Under Georgia law, defendants accused of a sex offense against a child have the right to request a pretrial deposition of the State’s doctor.  O.C.G.A. § 24-10-130(a)(2) provides that when a defendant is charged with child molestation, aggravated child molestation, or physical or sexual abuse of a child, the court where the case will be tried may grant a party’s motion to take the deposition of “any physician whose testimony is relevant to such charge.”  Additionally, the court may compel the production of any documents or other written or recorded materials the physician possesses that pertain to the allegations in the indictment.

The testimony of doctors, especially concerning an examination of an alleged child victim, is often the most critical evidence in a sex offense case.  Evidence offered by doctors may be so crucial to a defendant’s case that failure to properly challenge the State’s medical evidence can result in an ineffective assistance of counsel claim. See, Goldstein v. State, 283 Ga. App. 1 (2006) (trial counsel provided ineffective assistance when he failed to present available medical and psychological evidence contrary to the testimony of the State’s medical experts).  Medical evidence, if not properly challenged by the defense, will be used by the State to bolster a circumstantial case which can then lead to a defendant being wrongfully convicted of child molestation or another serious sexual offense.

Surprisingly, this statute is often overlooked and many criminal defense attorneys in Georgia are unaware that defendants have the right to depose the State’s physician prior to trial.  We take full advantage of this opportunity in every case and file a request to take the physician’s deposition as soon as the case is indicted.

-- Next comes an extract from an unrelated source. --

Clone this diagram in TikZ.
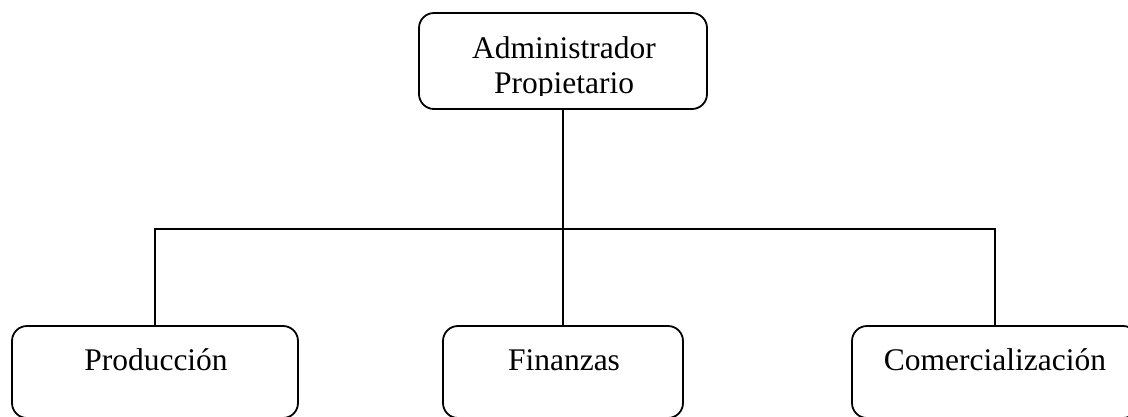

Prior to the deposition, we will typically consult with an independent medical expert who will review the evidence in the case and assist with the preparation of the deposition topics and questions. On some occasions, we have been able to get the State’s physician to agree with our expert’s view of the evidence and concede that their initial conclusions about the case may have been flawed.  In many cases, the successful deposition can lead to a prosecutor dismissing the charges against our client.